Now that CP Ships and P&ONL (and CMA-CGM in the Epic service) no longer call at Malta Freeport, exporters like Foster Clark (who are our largest exporters to Jeddah and Arabian Gulf during the present run up to Ramadan) have no direct possibilities any more. China Shipping and IRISL do not accept containers to the Middle East (Jeddah and Arabian Gulf). The only remaining lines that serve the Middle East with a direct service are CMA-CGM and Norasia who charge higher freights and, besides, exporters now have fewer chances to export because only these two lines operate directly.

The other alternative would be to ship exports from Malta via another hub port as Gioia Tauro and Cagliari but transit times are much longer, total transport costs are of course higher, and worse still, feeder services between Malta and Gioia Tauro and Cagliari are now few and far between. The fact that EPIC and CP Ships services have left Malta for Cagliari, means that feeder ships also moved from Malta to Cagliari, and so there are fewer feeder services to/from Malta.

In the hands of a few

In the first week of this month Playmobil told The Business Times that their exports to the US were badly affected by as much as 34 days' delay. This is a pure case of lack of sailings.

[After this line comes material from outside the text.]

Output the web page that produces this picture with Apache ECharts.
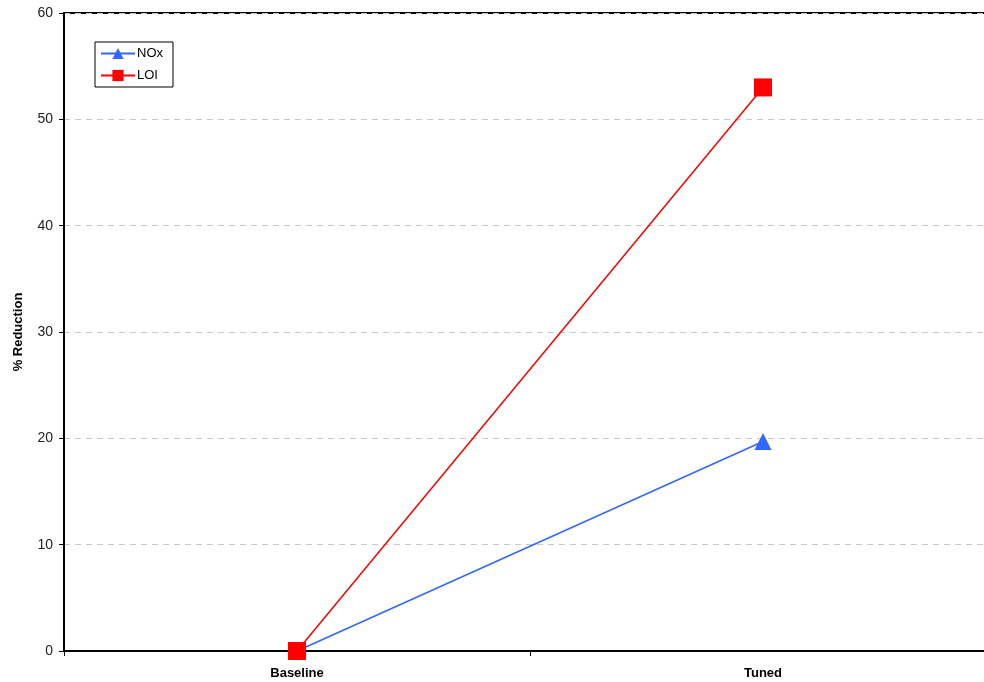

This might seem like a small detail in the big picture, but it is a reflection of the problem that has arisen consequent to the departure of EPIC service.

Yet the Freeport have remained silent over this fact which they brought about owing to their arrogant behaviour with clients, in this case towards companies like P&ONL and CP Ships. When they "pushed" away these lines, they were only thinking about their own interests, and left exporters in the lurch, standing without shipping connections.

In its role to attract high volumes of transhipment business, the Freeport's priority should be to have a diversity of shipping lines that use its facilities, because the greater the number of lines, the wider the coverage will be of ports served, whether for imports or exports. Indeed, the Freeport itself blows its own trumpet when it announces that more ports are being covered when a new contract is signed with shipping lines. This should be one of the Freeport's ambitions when seeking new customers.

Local trade on its own does not constitute sufficient traffic to attract new lines and when a line has an interest to use the Freeport as its hub, industrialists and importers will benefit from the lower freight rates that such big shipping lines derive through their economies of scale, and better and new shipping links. Apart from the economic logic to have the widest possible diversification of shipping lines as its clients, the Freeport is simultaneously assuring industrialists and importers of what counts most to them, that is, lowest freight rates from a competitive shipping environment and regular and reliable shipping connections to as many ports as possible.

The movement by two important services (CP Ships and EPIC services) from Malta Freeport to Cagliari, severely restricts the choice that local entrepreneurs have to get to their overseas markets. A Playmobil spokesman has declared: "Should the situation persist, it would drive companies to transfer production elsewhere."

A situation has been brought about where there is a heavy concentration of what shipping services are available in the hands of a few shipping lines: CMA-CGM and their partners Norasia, China Shipping and IRISL, and exporters' requirements are not being met. This inevitably means fewer ports are served and the tendency for freight rates to rise, that are all bad news for our economy. In fact, it was reported recently in the shipping media that freight rates have been substantially increased from/to North Europe and the Far East as from June 1.

To overcome our inherent island disadvantage, a wise government should help Maltese business and industrial communities by means of a sound Freeport policy, but in the bad climate that our economy is passing through, Government is instead compounding the shipping problems when it has allowed the concentration of essential shipping services in the hands of a few. And privatisation, whether of the Freeport, Sea Malta and Air Malta, does not augur well. Having now committed such blunders, it is very difficult for the government to turn the clock back, but Government should not persist in its privatisation of these strategic assets without a sound plan in place that will safeguard the economy in general and tourism and industry in particular.